After running against Rogers in the 2024 election, Greer says he’s very familiar with what is happening in Sacramento, especially as it concerns education. He’s been Del Norte County Unified School District’s Trustee Area 5 representative for about four years. In addition to representing Klamath, Greer also represents the Bertsch-Oceanview and Parkway Drive areas.
Greer is a retired special education teacher and is also a County Office of Education delegate for Mendocino, Humboldt, Lake and Del Norte counties on the California School Boards Association.
Greer said he is also a founding member on a new organization that focuses on county offices of education.
In the two years since he last ran for Assembly, Greer says things haven’t changed.
“My big thing is accountability and that’s (why) I’m running, because I want to see people held accountable for whatever they’re doing,” he said. “I don’t care if they’re Republican, I don’t care if they’re Democrat, I don’t care if they’re independent — people need to be held accountable and it’s not happening in Sacramento.”
During the conversation, Bludworth also asked each candidate where they stand on transgender issues..
Saulsbury, a mental health clinician, said that his being a Republican is “very challenging because of my political views and my stance. But, he said he sees first-hand how policies and systems have both failed and supported the transgender community.
“Human life should never become politicized, it should be dignified,” he said. “We have to figure out how to live together and coexist in a way where it’s effective. It’s very difficult right now with a lot of policies that are going back and forth (about) whether or not certain benefits should be allowed or benefits should not be allowed for the transgender community.”
Geist compared his background as a researcher to Saulsbury’s career as a mental health clinician and said that sexuality is a learned behavior. Noting that children often change their minds as they get older, Geist said he’s heard of people being sad because they chose to seek “transgender surgery.”
Geist said one of his friends many years ago “went that way” and he’s grateful for that education
“In the end we need to teach each other with respect and loving and understanding even when it makes some people uncomfortable,” he said.
Greer isn’t uncomfortable discussing transgender issues — he has transgender grandchildren — but he says he believes in two genders. He argues that “boys should not be in girls’ sports” that transgender girls participating with other girls are causing those athletes to lose scholarships.
“Just recently in California, one young man in the triple jump — it was a 20-foot difference between hime and what the boys did, but because he was transgender and ran against the girls and he won the championship,” Greer said. “That’s not right.”
Greer was referring to AB Hernandez, a trans girl from Riverside County who took home gold medals in two events at a state track and field competition in June 2025.
Though trans students have been allowed to participate in sex-segregated school programs since 2013, the California Interscholastic Federation made a last-minute rule change to allow an extra competitor to take part in the three events Hernandez was participating in, the Associated Press reported in May 2025.

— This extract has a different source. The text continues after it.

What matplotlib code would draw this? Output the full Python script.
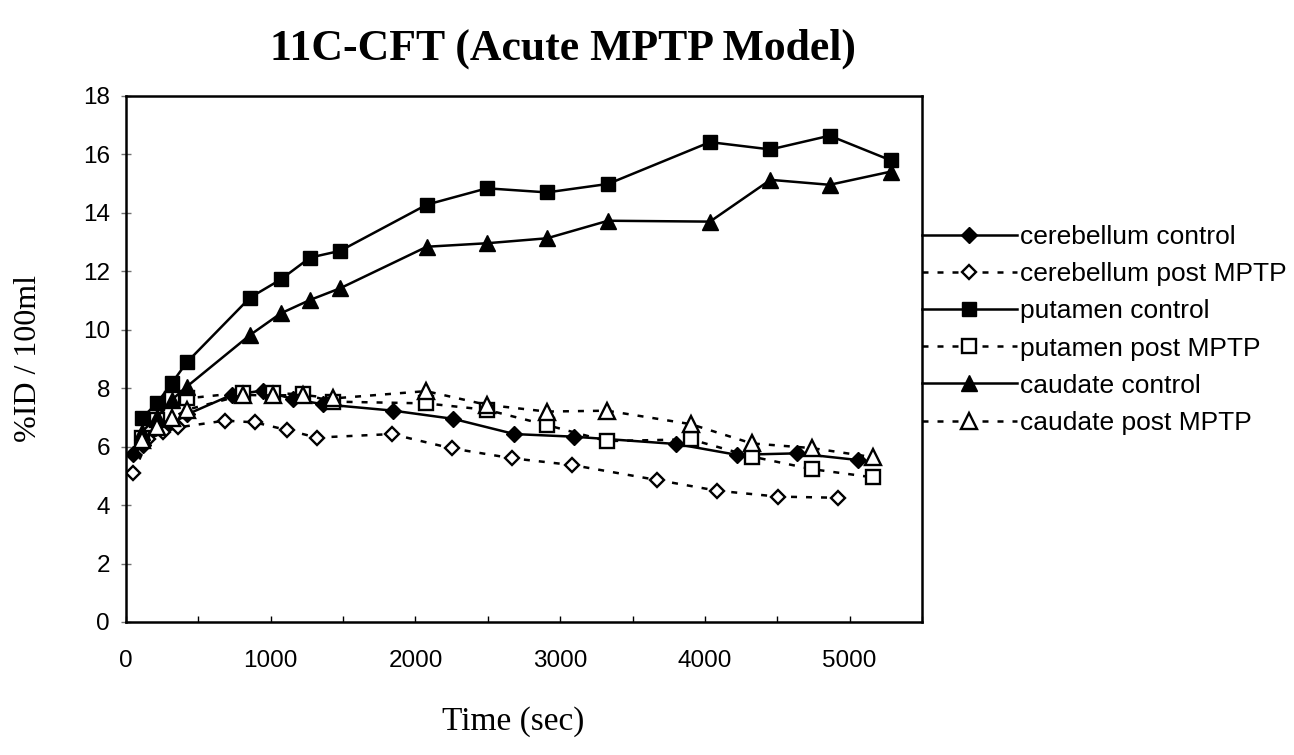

Greer argues that the root of the challenges many transgender individuals face is due to children being exposed to it at school. He said he doesn’t agree with the far right way some of his fellow Republicans would handle the issue, but he doesn’t think gender identity should be a protected class.
“I believe very firmly that the things that are happening in schools, teaching transgender, different genders and all that type of stuff, is causing more mental health issues in our children… than ever happened before,” Greer said. “I did not lose the love of my grandchildren when they became transgender. I supported them in their decision… Their goal is to be happy, but in schools, it’s important that the parents are part of that process.”